Strong Signs for a Weak Wall in Tricuspid Aortic Valve Associated Aneurysms and a Role for Osteopontin in Bicuspid Aortic Valve Associated Aneurysms.

Central processes in the pathogenesis of TAV- (tricuspid aortic valve) and BAV- (bicuspid aortic valve) associated ascending thoracic aortic aneurysm (ATAA) development are still unknown. To gain new insights, we have collected aortic tissue and isolated smooth muscle cells of aneurysmal tissue and subjected them to in situ and in vitro analyses. We analyzed aortic tissue from 78 patients (31 controls, 28 TAV-ATAAs, and 19 BAV-ATAAs) and established 30 primary smooth muscle cell cultures. Analyses included histochemistry, immuno-, auto-fluorescence-based image analyses, and cellular analyses including smooth muscle cell contraction studies. With regard to TAV associated aneurysms, we observed a strong impairment of the vascular wall, which appears on different levels-structure and dimension of the layers (reduced media thickness, increased intima thickness, atherosclerotic changes, degeneration of aortic media, decrease of collagen, and increase of elastic fiber free area) as well as on the cellular level (accumulation of fibroblasts/myofibroblasts, and increase in the number of smooth muscle cells with a reduced alpha smooth muscle actin (α-SM actin) content per cell).
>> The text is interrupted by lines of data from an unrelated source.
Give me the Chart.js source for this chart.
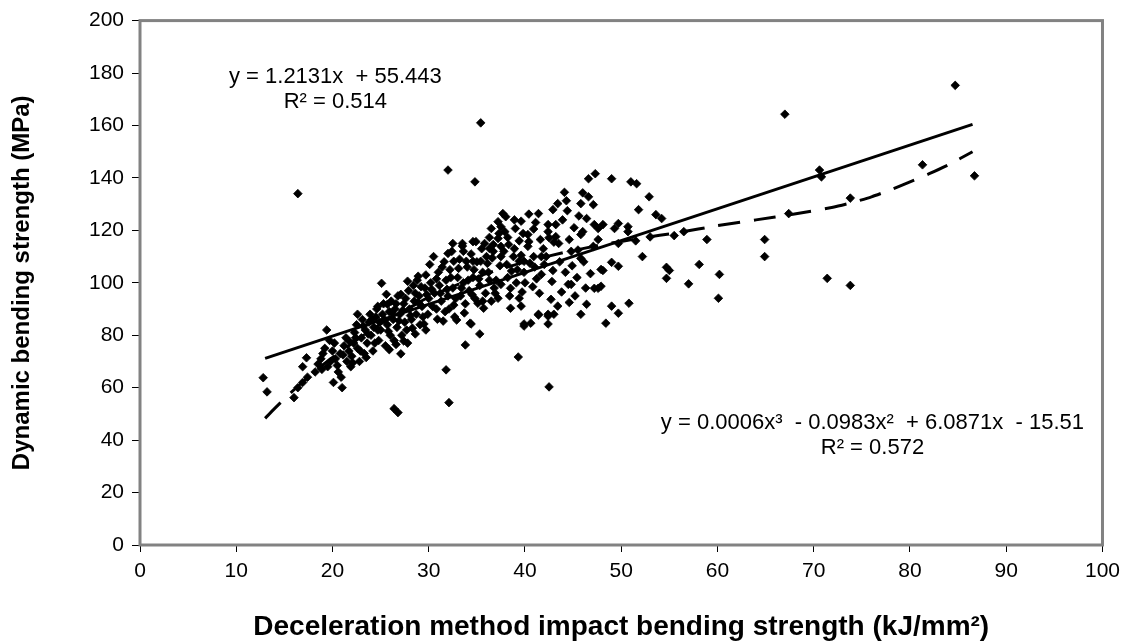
<!DOCTYPE html>
<html>
<head>
<meta charset="utf-8">
<script src="https://cdn.jsdelivr.net/npm/chart.js@4"></script>
<style>
  html, body { margin: 0; padding: 0; background: #fff; }
  #wrap { width: 1127px; height: 644px; position: relative; }
</style>
</head>
<body>
<div id="wrap"><canvas id="chart"></canvas></div>
<script>
// measured points (impact bending strength kJ/mm2, dynamic bending strength MPa)
const scatterPoints = [
  [12.8,63.8],[13.2,58.4],[16.0,56.2],[16.4,60],[16.9,62],[17.4,64],[16.9,68],[17.3,71.4],[16.4,134],
  [26.4,52],[26.8,50.5],[32.1,54.3],[31.8,66.8],[33.8,76.3],[35.3,80.5],[39.3,71.7],[42.5,60.3],
  [32,143],[34.8,138.5],[35.4,161],
  [67,164.3],[84.7,175.3],[70.6,143],[70.8,140.4],[81.3,145],[86.7,140.8],[73.8,132.3],[67.4,126.4],
  [71.4,101.7],[73.8,99],[64.9,116.5],[64.9,110],[60.2,103.2],[60.1,94.1],[57,99.6],[58.1,107],[58.9,116.5],
  [54.7,105.9],[55,104.7],[54.7,101.7],[52.2,110],[50.8,92.2],[49,91.1],[49.7,88.4],[48.4,84.6],[46.4,91.8],
  [48.1,104.7],[49,107.8],[49.7,106.3],[47.2,97.9],[47.9,98.7],[49.7,115],
  [46.6,139.7],[47.3,141.6],[49,139.7],[51,138.5],[51.6,137.8],[52.9,132.8],[51.8,127.9],[53.6,126],[54.2,124.5],
  [49.7,122.6],[49.3,120.7],[50.7,121.4],[50.7,119.5],[47.2,122.2],[48.1,122.2],[46,119.5],[45.8,118.4],[47.6,116.5],[47.1,113.9],
  [44.1,134.5],[44.3,131.3],[43.4,130.2],[42.9,127.9],[46,134.3],[45.8,130.2],[46.6,132.8],[47.1,129.8],[46.4,124.5],[47.6,120.7],
  [40.4,126.2],[41.4,126.4],[42.4,122.2],[43.2,122.2],[42.4,119.5],[42.5,117.2],[43,115.5],[43.5,115],[43.2,117.6],
  [37.7,126.4],[38,125.2],[37.2,123.3],[37.5,121.4],[38.9,124],[39,120.7],[36.5,120.7],[36.3,117.3],[36.7,114.6],
  [37.3,118.8],[37.2,116.9],[38.2,117.3],[38.3,114.6],[37.5,113.9],[39.8,118.8],[40.3,118.4],[40.4,115.7],[40.3,113.9],
  [32.5,115],[33.5,115],[34.6,115.7],[34.9,115.7],[36.3,113.1],[36.7,112],[37.5,110],[38.8,110],[39.4,108.2],
  [39.9,108.2],[40.9,110],[41.7,110],[42.2,110],
  [30.5,110],[32,111.2],[32.6,108.2],[33.6,112],[33.9,108.2],[34.6,108.2],[35.4,108.2],[36.1,107.4],
  [44.8,112],[45.8,109.3],[47.9,105.1],[41.7,103.2],[42.9,104.7],[44.5,99.4],[47.6,97.9],[44.8,99.4],[41.5,96],[42.7,93.7],
  [37.5,99.4],[38.5,97.9],[39.4,94.1],[43.4,91.1],[43,88],[42.4,88],
  [38.5,90.3],[39.6,91.1],[39.9,84.3],[40.6,84.6],[41.4,88],[42.4,84.3],[35.1,92.2],[35.7,90.3],[36.5,93],[37.2,94.1],[34.4,84.3],
  [42.4,87.3],[41.4,87.7],[39.9,83.5],
  [27.1,72.9],[27.4,77.8],[27.8,77],[28.3,82.7],[29.5,84.3],[30.9,86.1],[31.5,85.4],[32.9,85.8],[34.3,84.6],
  [19.4,82],[25.1,99.8],[25.6,95.6],[22.6,88],[24.7,91],[25.7,91.8],[27.8,100.6],[28.9,102.5],[27.1,95.6],
  [51.5,116],[53,117.5],[55.5,118],[56.5,119.5],[45.5,112.5],
  [36.8,98],[38.2,102],[39.2,105],[40,100],[41,106],[40.8,98.5],
  [18.2,66],[18.5,69],[18.8,71],[19.0,73],[19.2,75],[19.5,68],[19.8,70],[20.0,74],[20.2,77],[20.3,71],
  [20.6,66],[20.1,62],[21.0,60],[20.8,73],[21.2,76],[21.4,79],[21.5,70],[21.7,74],[21.9,68],
  [22.0,72],[22.2,77],[22.3,81],[22.5,84],[22.6,75],[22.8,70],[23.0,79],[23.1,86],[23.3,73],[23.4,82],
  [23.6,77],[23.8,85],[23.9,88],[24.0,80],[24.2,74],[24.3,83],[24.5,87],[24.6,90],[24.8,78],[24.9,85],
  [25.0,82],[25.2,88],[25.3,92],[25.5,76],[25.7,84],[25.9,89],[26.0,80],[26.1,93],[26.3,86],[26.4,78],
  [26.5,90],[26.7,83],[26.8,95],[27.0,88],[27.2,80],[27.4,92],[27.5,85],
  [27.9,97],[28.0,90],[28.2,86],[28.4,99],[28.5,93],[28.7,88],[28.8,101],[29.0,95],[29.1,84],[29.3,91],
  [29.6,98],[29.7,103],[29.9,88],[30.0,94],[30.1,107],[30.2,100],[30.4,91],
  [30.6,96],[31.0,104],[31.1,99],[31.3,93],[31.6,108],[31.8,101],[32.0,95],[32.1,90],[32.2,105],[32.4,112],
  [32.5,98],[32.7,87],[33.0,102],[33.2,109],[33.3,95],[33.5,114],[33.6,100],
  [33.8,92],[34.0,106],[34.2,97],[34.4,111],[34.6,102],[34.8,94],[35.0,108],[35.3,99],[35.5,113],[35.6,104],
  [35.9,96],[36.0,110],[36.3,101],
  // denser part of the cloud
  [20.5,68.5],[21.1,72.5],[21.8,77.5],[22.4,79],[22.9,74],[23.2,83.5],[23.7,80.5],[24.1,86],[24.4,77],[24.7,82],
  [22.1,69.5],[23.5,71.5],[20.9,64],[19.7,78],[18.9,67],
  [25.4,86],[25.8,81.5],[26.2,88.5],[26.6,92],[26.9,85.5],[27.3,89.5],[27.6,94],[28.1,87.5],[28.6,96],[28.9,92.5],
  [29.2,98.5],[29.4,87],[29.8,95.5],[25.9,74.5],[26.6,76.5],[27.7,82],[28.6,80.5],[29.7,82],
  [30.3,97.5],[30.8,101.5],[31.2,96],[31.4,106],[31.7,89],[31.9,97.5],[32.3,102],[32.8,94],[33.1,105.5],[33.4,98],
  [33.7,88.5],[34.1,101],[34.5,95.5],[34.7,105],[35.2,101.5],[35.6,93],[30.8,90],[32.6,91.5],[35.8,115],
  [36.2,104],[36.6,109.5],[37,101],[37.4,106.5],[37.8,112],[38.1,107],[38.6,104.5],[38.9,113],[39.1,100],[39.6,110.5],
  [39.9,104],[40.5,107.5],[36.9,96],[38.4,95],[39.7,96.5],[37.9,119.5],[39.4,116],[40.9,120.5],[41.6,116.5],[41.9,113],
  [41.2,101.5],[42,107],[42.8,100.5],[43.6,108],[44.2,104],[44.9,106.5],[45.4,102],[46.1,108],[46.8,103.5],[43.8,96.5],
  [45.2,95],[46.3,98],[44.6,116.5],[45.1,121],[45.6,125.5],[44.4,127.5],[43.9,124],[41.1,123],[39.6,123.5],[44.6,92.5],[45.8,88]
];

// linear trend line, read at its two ends
const linearX = [13, 86.5];
const linearY = [71.2, 160.4];

// polynomial trend line
const polyX = [13, 14, 15, 16, 17, 18, 20, 22, 24, 26, 28, 30, 33, 36, 40, 44, 48, 52, 56, 60, 64, 68, 72, 74, 76, 78, 80, 82, 84, 86.5];
const polyY = [48.3, 52.1, 55.7, 59.2, 62.5, 65.8, 71.5, 76.8, 82, 86.5, 90.5, 94.5, 99.3, 103.5, 108, 111.5, 114.5, 117, 119.2, 121.8, 124, 126.2, 128.8, 130.6, 132.8, 135.5, 138.5, 141.6, 145, 150];

const linearLabel = ['y = 1.2131x  + 55.443', 'R\u00b2 = 0.514'];
const polyLabel = ['y = 0.0006x\u00b3  - 0.0983x\u00b2  + 6.0871x  - 15.51', 'R\u00b2 = 0.572'];

const xTitle = 'Deceleration method impact bending strength (kJ/mm\u00b2)';
const yTitle = 'Dynamic bending strength (MPa)';

const FONT = "'Liberation Sans', Arial, sans-serif";

// gray frame round the plot area
const framePlugin = {
  id: 'frame',
  beforeDatasetsDraw(chart) {
    const a = chart.chartArea;
    const ctx = chart.ctx;
    ctx.save();
    ctx.strokeStyle = '#828282';
    ctx.lineWidth = 3;
    ctx.strokeRect(a.left, a.top, a.right - a.left, a.bottom - a.top);
    ctx.restore();
  }
};

// trend line equations, placed in data units
const notes = [
  { lines: linearLabel, x: 20.3, y: [178.4, 169] },
  { lines: polyLabel, x: 76.1, y: [46.7, 37.2] }
];
const notePlugin = {
  id: 'notes',
  afterDatasetsDraw(chart) {
    const ctx = chart.ctx;
    const xs = chart.scales.x, ys = chart.scales.y;
    ctx.save();
    ctx.fillStyle = '#000';
    ctx.font = '22px ' + FONT;
    ctx.textAlign = 'center';
    ctx.textBaseline = 'middle';
    notes.forEach(n => {
      n.lines.forEach((t, i) => {
        ctx.fillText(t, xs.getPixelForValue(n.x), ys.getPixelForValue(n.y[i]));
      });
    });
    ctx.restore();
  }
};

const ctx = document.getElementById('chart').getContext('2d');
const chart = new Chart(ctx, {
  type: 'scatter',
  data: {
    datasets: [
      {
        label: 'linear',
        data: linearX.map((x, i) => ({ x: x, y: linearY[i] })),
        showLine: true,
        borderColor: '#000',
        borderWidth: 3,
        pointRadius: 0,
        order: 0
      },
      {
        label: 'poly',
        data: polyX.map((x, i) => ({ x: x, y: polyY[i] })),
        showLine: true,
        borderColor: '#000',
        borderWidth: 3,
        borderDash: [22, 14],
        tension: 0.2,
        pointRadius: 0,
        order: 0
      },
      {
        label: 'data',
        data: scatterPoints.map(p => ({ x: p[0], y: p[1] })),
        pointStyle: 'rectRot',
        pointRadius: 4.3,
        pointBackgroundColor: '#000',
        pointBorderColor: '#000',
        pointBorderWidth: 0.8,
        order: 1
      }
    ]
  },
  options: {
    responsive: true,
    maintainAspectRatio: false,
    animation: false,
    layout: { padding: { top: 18, right: 24, left: 0, bottom: 0 } },
    plugins: {
      legend: { display: false },
      tooltip: { enabled: false }
    },
    scales: {
      x: {
        type: 'linear',
        min: 0,
        max: 100,
        afterFit: s => { s.height = 99; },
        ticks: { stepSize: 10, color: '#000', font: { size: 21, family: FONT }, padding: 7 },
        grid: { drawOnChartArea: false, drawTicks: true, tickLength: 7, color: '#000' },
        border: { display: false },
        title: {
          display: true,
          text: xTitle,
          color: '#000',
          font: { size: 28, weight: 'bold', family: FONT },
          padding: { top: 0, bottom: 0 }
        }
      },
      y: {
        min: 0,
        max: 200,
        afterFit: s => { s.width = 140; },
        ticks: { stepSize: 20, color: '#000', font: { size: 21, family: FONT }, padding: 8 },
        grid: { drawOnChartArea: false, drawTicks: true, tickLength: 8, color: '#000' },
        border: { display: false },
        title: {
          display: true,
          text: yTitle,
          color: '#000',
          font: { size: 24, weight: 'bold', family: FONT },
          padding: { top: 8, bottom: 0 }
        }
      }
    }
  },
  plugins: [framePlugin, notePlugin]
});
</script>
</body>
</html>
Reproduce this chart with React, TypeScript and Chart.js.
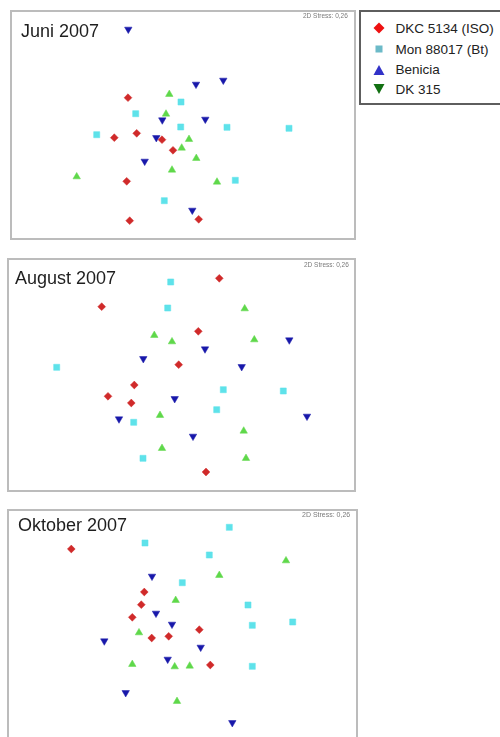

The pathological changes in the aortic wall of BAV patients were much less pronounced-apart from an increased expression of osteopontin (OPN) in the vascular wall which stem from smooth muscle cells, we observed a trend towards increased calcification of the aortic wall (increase significantly associated with age). These observations provide strong evidence for different pathological processes and different disease mechanisms to occur in BAV- and TAV-associated aneurysms.

Extracellular matrix in ascending aortic aneurysms and dissections - What we learn from decellularization and scanning electron microscopy.

Pathological impairment of elastic fiber and other extracellular matrix (ECM) components are described for the aortic media of ascending thoracic aortic aneurysms (aTAA) but the exact pathological impairment of the structure and its degree still needs further investigations. To evaluate the quantity and quality of elastic fiber sheets and other ECM structures (e.g. collagen), cells were removed from different types of aneurysmal tissues (tricuspid aortic valve [TAV] associated-, bicuspid aortic valve [BAV] associated-aneurysmal tissue and acute aortic dissections [AAD]) using 2.5% sodium hydroxide (NaOH) and compared to decellularized control aortic tissue. Likewise, native tissue has been analysed. To evaluate the 2D- (histological evaluation, fluorescence- and auto-fluorescence based staining methods) and the 3D structure (scanning electron microscopic [SEM] examination) of the medial layer we first analysed for a successful decellularization. After proving for successful decellularization, we quantified the amount of elastic fiber sheets, elastin and other ECM components including collagen. Aside from clearly visible focal elastic fiber loss in TAV-aTAA tissue, decellularization resulted in reduction of elastic fiber auto-fluorescence properties, which is perhaps an indication from a disease-related qualitative impairment of elastic fibers, visible only after contact with the alkaline solution. Likewise, the loss of collagen amount in BAV-aTAA and TAV-aTAA tissue (compared to non-decellularized tissue) after contact with NaOH indicates a prior disease-associated impairment of collagen. Although the amount of ECM was not changed in type A dissection tissue, detailed electron microscopic evaluation revealed changes in ECM quality, which worsened after contact with alkaline solution but were not visible after histological analyses. Apart from the improved observation of the samples using electron microscopy, contact of aneurysmal and dissected tissue with the alkaline decellularization solution revealed potential disease related changes in ECM quality which can partly be connected to already published data, but have to be proven by further studies.